At the outset the map was regarded only with suspicion, for it seemed to have little bearing on the accompanying manuscript. Even the wormholes at the bindings of the two items failed to match. While the Tartar Relation was undoubtedly genuine, it seemed entirely possible that the VinTand Map could have been done at almost any time and collated with it later, especially as the binding was of later vintage. But subsequently there came an amazing coincidence (perhaps too amazing, some now think). Quite independently Mr. Marston purchased by mail from a London bookdealer’s catalogue a fragment of another ancient document, a medieval history called the Speculum Historiale . He showed it to Mr. Witten, who was greatly excited by the similarity of the handwriting; he rushed home and found that by rearranging the three documents together the Wormholes matched. So did the exact size of the sheets of paper and parchment.

Keeping all this dark for eight years, Yale enlisted such experts as the late R. A. Skelton, superintendent of the map room at the British Museum; George D. Painter, assistant keeper in charge of incunabula at the British Museum; and others. Eventually they came up with a large and handsome book entitled The Vinland Map and the Tartar Relation , which was published on October 11, 1965—right between Leif Ericson Day (which had only recently been proclaimed as October 9 by President Johnson) and Columbus Day. Supporters of the great navigator, incensed by the timing as well as the content of the book, dove eagerly into the controversy, which has raged ever since, as to whether the map could be genuine. For those who would like to pursue it in detail we should like to recommend a volume we find more interesting than any detective story ever published, Proceedings of the Vinland Map Conference , held at the Smithsonian in 1966 and edited by Wilcomb E. Washburn . (University of Chicago Press, 1971).

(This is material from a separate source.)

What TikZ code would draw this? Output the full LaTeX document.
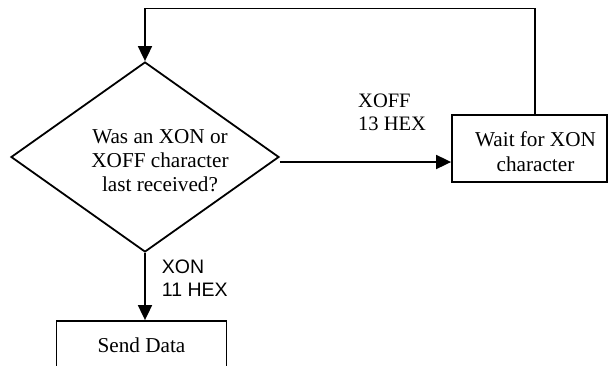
\documentclass[tikz,border=0pt]{standalone}
\usepackage{fontspec}
\setmainfont{Liberation Serif}
\newfontfamily\arialfont{Liberation Sans}
\usetikzlibrary{shapes.geometric,arrows.meta}
\begin{document}
\begin{tikzpicture}[x=1pt,y=-1pt,
  every node/.style={inner sep=0pt},
  ln/.style={line width=1.8pt},
  arr/.style={ln,-{Triangle[length=15pt,width=14pt]}},
  boxnode/.style={draw,ln,rectangle},
  tmsfont/.style={font=\fontsize{21.2}{24}\selectfont},
  lbl/.style={align=left,anchor=north west}
]
\useasboundingbox (0,0) rectangle (608,365);
\clip (0,0) rectangle (608,365);
% decision
\node[draw,ln,shape=diamond,minimum width=268pt,minimum height=190pt] (d) at (145,157) {};
\node[tmsfont,align=center,anchor=north] (dt) at (160,129.5) {Was an XON or\\XOFF character\\last received?};
% wait box
\node[boxnode,minimum width=155pt,minimum height=67pt] (w) at (529.5,148.5) {};
\node[align=center,anchor=north,font=\fontsize{21.2}{25}\selectfont] (wt) at (535.5,131.5) {Wait for XON\\character};
% send box
\node[boxnode,minimum width=170pt,minimum height=48pt,tmsfont] (s) at (141.5,345) {Send Data};
% labels
\node[lbl,font=\fontsize{20.5}{23.3}\selectfont] (l1) at (358,93.3) {XOFF\\13 HEX};
\node[lbl,font=\arialfont\fontsize{19.5}{23.3}\selectfont] (l2) at (161.7,259.3) {XON\\11 HEX};
% connectors
\coordinate (top) at (145,8.5);
\draw[arr] ([yshift=-5pt]d.east) -- ([yshift=-5pt]d.east -| w.west);
\draw[arr] ([xshift=5.5pt]w.north) |- (top) -- (d.north);
\draw[arr] (d.south) -- (d.south |- s.north);
\end{tikzpicture}
\end{document}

Indeed, the map has produced an extensive literature, including an interesting study of an acrostic-telestic of the Latinized name of the Norse bishop (Henricus), described in a new book by CATUS H. Gordon called Riddles in History .

Since 1965 a new test for the age of inks—one that will examine microscopic particles without harming any part of the map being studied—has been developed. Yale’s experts gallantly submitted their documents to this new inspection, which proved to their satisfaction that while the inks in the two manuscripts are genuinely of fifteenth-century materials, the particles in the Vinland Map contain anatase, a mineral of titanium dioxide in a form invented in the 1920’s.

With this sad discovery there comes a host of questions: who did it, how, and why? It may have been no more than a bizarre pastime undertaken by some scholar, or it may have been a clever hoax. It is extraordinary indeed that anybody with the skill to forge the handwriting so convincingly would also have had the vast knowledge required to produce the fake. In fact, several experts, including Mr. Painter, remain convinced that the map, whenever drawn, is a copy of a pre-existing map, simply because it would have been almost impossible for anybody to invent all the material in the document, which displays an encyclopedic knowledge of medieval geography, arcane Norse sagas, and fifteenth-century Latin. But then where is the map that was copied?

One of the most difficult problems is the provenance of the map before Mr. Witten acquired it from an owner whom he will not identify except to say that he lived in Europe, had an extensive library, and believed that the volume containing the map had been in it tor at least two generations. The rare-book trade has its secrets, and it is not unusual for European collectors, many of whom like to avoid heavy taxation and embarrassing visits by assessors, to insist on anonymity. That such anonymity clothes such a cartographically important matter—true or false—will, of course, irritate historians. Whatever turns up, one can be dismally sure that most news commentators will get it wrong and assume that because the map is false the Norse discoveries recorded with their sailing directions in the sagas are false as well. They are indeed ancient accounts, passed on like Homer’s Iliad by word of mouth for a long time before they were written down. There is, however, written historical evidence that the Vinland story was known in northern Europe long before the fifteenth century, and there are archaeological evidences like those found at L’Anse aux Meadows in Newfoundland by Helge Ingstad. Will Leif’s settlement be discovered? We can only say that Troy was discovered by Schliemann to no small extent on the evidence of Homer.